Lying in the sun, on a rock in a river, which can but lead us to think of things that are perfectly shaped, is not something we're likely to imagine people who have been shipwrecked doing, when all they have are their instincts to guide them to the nearest port. But in a piece of land that is one of the most fertile in the world, it may so be that the only motive for attempting to get home is the knowledge that those at home will be worrying. The subdivision of the race that occupied Natal when letters were written detailing such a shipwreck, to be recovered hundreds of years later from a Royal archive, in a land which now doesn't know what an archive is, possibly didn't call themselves anything but 'the people'.
The shipwreck described was three hundred years before the word Zulu became known.
Zulu, in military parlance, means local: my suspicion is that this was the correct translation. Language, we say, is our mother tongue. It is my understanding that many races yet translate this, roughly, to mean the language of our sisters.
The inhabitants of Southern Africa after the Cape had been rounded, and an alternative route to India made viable--which might or might not involve a conspiracy of Kings, for the Legend of Prester John certainly does seem to be such a fiction--kept away from the mainland.
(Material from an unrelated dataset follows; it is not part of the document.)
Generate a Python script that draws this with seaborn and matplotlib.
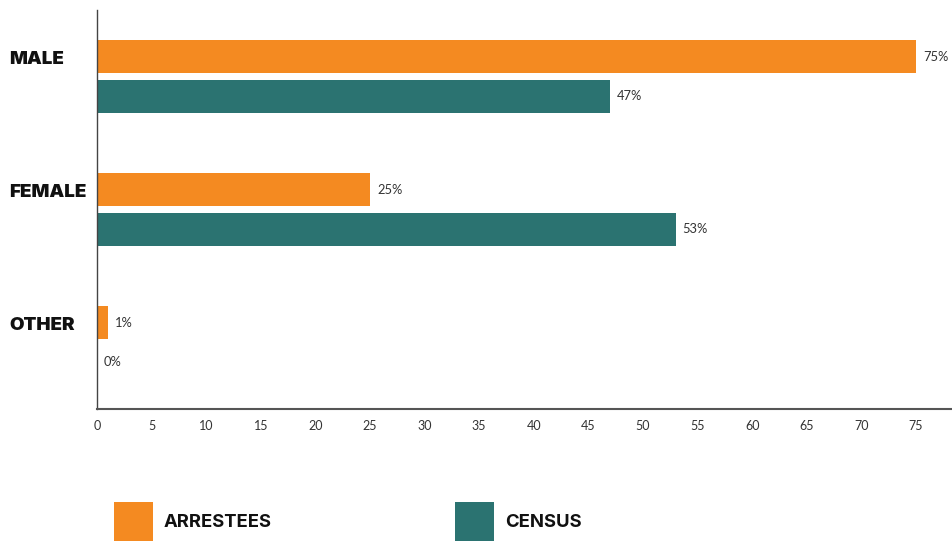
import matplotlib
matplotlib.use("Agg")
import matplotlib.pyplot as plt
import matplotlib.transforms as mtransforms
import seaborn as sns
import pandas as pd

categories = ["MALE", "FEMALE", "OTHER"]
arrestees = [75, 25, 1]
census = [47, 53, 0]
series_names = ["ARRESTEES", "CENSUS"]
colors = ["#F48A21", "#2B7371"]
xticks = list(range(0, 80, 5))

df = pd.DataFrame({
    "category": categories * 2,
    "value": arrestees + census,
    "series": [series_names[0]] * 3 + [series_names[1]] * 3,
})

sns.set_theme(style="white")
plt.rcParams["font.family"] = ["Lato", "DejaVu Sans"]

fig = plt.figure(figsize=(9.52, 5.42), dpi=100)
ax = fig.add_axes([97 / 952, 1 - 409 / 542, 1 - 97 / 952, 399 / 542])

sns.barplot(data=df, y="category", x="value", hue="series", order=categories,
            hue_order=series_names, palette=colors, orient="h", width=0.6,
            gap=0.17, ax=ax, saturation=1, legend=True, linewidth=0)

ax.set_xlim(0, 78.3)
ax.set_ylim(2.5, -0.5)
ax.set_xticks(xticks)
ax.set_xticklabels([str(t) for t in xticks], fontsize=9, color="#333333")
ax.tick_params(axis="x", length=0, pad=8)
ax.set_yticks([])
ax.set_xlabel("")
ax.set_ylabel("")
for s in ["top", "right"]:
    ax.spines[s].set_visible(False)
ax.spines["left"].set_color("#444444")
ax.spines["left"].set_linewidth(1.0)
ax.spines["bottom"].set_color("#555555")
ax.spines["bottom"].set_linewidth(1.5)

for cont in ax.containers:
    ax.bar_label(cont, labels=[f"{v:.0f}%" for v in cont.datavalues],
                 padding=5, fontsize=9.3, color="#333333")

# category labels aligned with arrestee bars
trans = mtransforms.blended_transform_factory(fig.transFigure, ax.transData)
for i, cat in enumerate(categories):
    ax.text(9 / 952, i - 0.13, cat, transform=trans, ha="left", va="center",
            fontsize=13.5, fontweight="black", family=["Inter", "DejaVu Sans"],
            color="#111111")

handles, labels = ax.get_legend_handles_labels()
ax.legend_.remove()
leg = fig.legend(handles, labels, loc="lower left", bbox_to_anchor=(114 / 952, 1 / 542),
                 ncol=2, frameon=False, handlelength=2.1, handleheight=2.87,
                 handletextpad=0.6, columnspacing=9.9, borderpad=0, borderaxespad=0,
                 prop={"family": ["Inter", "DejaVu Sans"], "weight": "bold", "size": 13.3})
for t in leg.get_texts():
    t.set_color("#111111")

fig.savefig("out.png", dpi=100)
This may have been on account of religious differences; or scruples, if you yourself scruple to call tribal customs religion. As has been recorded, those who were shipwrecked would not have needed to ask, were they to have made up their minds not to attempt the return journey, to have received a permanent home right where they had been shipwrecked: such were the tribal customs.
The fact is that, in those days, the manufacture of cloth clearly delineated one religion from another; or one set of customs from another. But this manufacture seems to be as old as writing, if not older, so we can't lay claim to having invented it.
The group of people who were shipwrecked made for a port which was the only town on the sub-continent of Southern Africa occupied by Aryans: the main business was carried out on the islands off that coast. Those Aryans, however, are clearly separated, from any chance person still calling themself Aryan, by years bloody religious reformation; and in the middle of that reformation the second port town was created.
One hundred and fifty years later bloody revolution, started in the place which had resisted reformation to the last, tore up all of what must be called Caucasia if you use the term Caucasian. But I don't: in truth we must go back to the fall of Constantinople in order to trace what united the people displaced by revolution.
But that doesn't matter to me any more, because I stand for a culture that has passed: shipwrecked by the patterns that made dress-making obsolete.
Or perhaps those just scraped the bottom.